Entre os 42 países de "desenvolvimento humano muito alto", EUA, Coreia do Sul e Israel estão entre os que mais perdem na proporção entre o IDH e o IDH-D, e a República Tcheca é a mais igualitária. A China, no grupo de "desenvolvimento humano médio", perde 23%. Namíbia e Moçambique lideram perdas.
GÊNERO
O relatório também traz o IDG (Índice de Desigualdade de Gênero). Apesar de ter mais mulheres (48,8%) que homens (46,3%) adultos com ensino médio completo, o Brasil perde 63% do IDH geral devido a itens como mortalidade no parto e presença feminina no Legislativo.
No IDG, o país está em 80 lugar entre 138 países.
http://www1.folha.uol.com.br/fsp/poder/po0511201022.htm
Análise
Índice é útil, mas se baseia em simplificações arbitrárias
Hélio Schwartsman
Articulista da Folha
Índices compósitos a exemplo do IDH funcionam como uma droga, capaz de viciar economistas, jornalistas e burocratas. São mesmo tentadores: ao traduzir num único número diferentes aspectos do que quer que se pretenda avaliar, eles permitem comparar os elementos, estabelecer rankings e acompanhar a evolução de cada unidade ao longo do tempo.
Para além do uso recreativo, tais índices podem ser uma ferramenta útil na hora de definir políticas públicas e decidir investimentos. Não se pode esquecer, porém, de que eles exprimem modelos, que encerram grande dose de arbitrariedade e são necessariamente uma simplificação grosseira da realidade.
A moda dos índices compósitos começou nos anos 90, depois que, a pedido da ONU, um grupo de economistas, entre os quais o indiano Amartya Sen, elaborou o IDH. A ideia era reduzir o peso excessivo que se dava à economia -o principal indicador usado era o PIB "per capita"- e incluir também outras dimensões. Assim, o IDH leva em conta, além do PIB, a saúde e a educação.
De lá para cá, foi uma verdadeira febre. Surgiram índices para medir democracia, sustentabilidade, "felicidade nacional bruta" e até qualidade de morte. Só o relatório do IDH deste ano agrega mais três indicadores (IDH-D, desigualdade de gênero e pobreza multidimensional).
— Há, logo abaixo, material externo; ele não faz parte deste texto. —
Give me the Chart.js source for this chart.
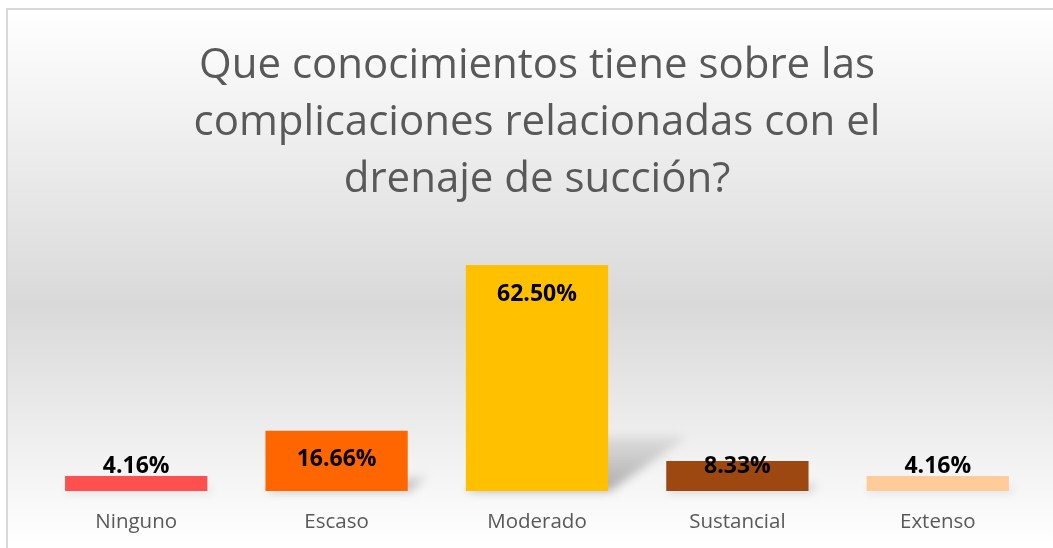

O problema com essas estatísticas compósitas é que elas são, por natureza, muito vulneráveis. Para cada item que incluem, deixam de fora um número muito maior de variáveis que poderiam ser consideradas uma medida de desenvolvimento. O IDH, por exemplo, é censurado por não trazer nenhum dado da dimensão ambiental.
Mesmo os tópicos que constam da fórmula podem ser contestados. Para representar a saúde, o IDH utiliza a expectativa de vida ao nascer. Não há dúvida de que esse indicador reflete as condições sanitárias de um país, mas ele embute também características geográficas (propensão a enchentes, terremotos), sociais (violência) e até mesmo genéticas.
Tal gênero de dificuldade parece ser uma limitação do próprio método. Como o economista Bryan Caplan jocosamente escreveu sobre o IDH: "Isso significa que um país com imortais e PIB infinito teria nota de 0,666 (menor que a do Equador e do Turcomenistão), se sua população fosse analfabeta e não frequentasse a escola". Países escandinavos vêm sempre no topo, conclui o autor, "porque o IDH é basicamente uma medida de quão escandinavos são os países".
http://www1.folha.uol.com.br/fsp/poder/po0511201024.htm
Ministérios contestam o relatório
De Brasília
Do Rio
Os ministérios da Saúde e da Educação contestaram pontos do relatório.
A Saúde apontou defasagem nas bases de dados da Unicef (fundo da ONU para a infância) e do Undesa (Departamento de Assuntos Econômicos e Sociais da ONU).
Disse que a expectativa de vida hoje, segundo o IBGE, é de 73,4 anos -e não 72,9-, e que a taxa de mortalidade materna é de 75 óbitos por 100 mil nascidos vivos -e não de 110.
A Educação disse que os novos indicadores propostos -média de anos de escolaridade de quem tem 25 anos ou mais e anos de estudo esperados- precisam ser mais esclarecidos para que o IDH mantenha "simplicidade, transparência e popularidade".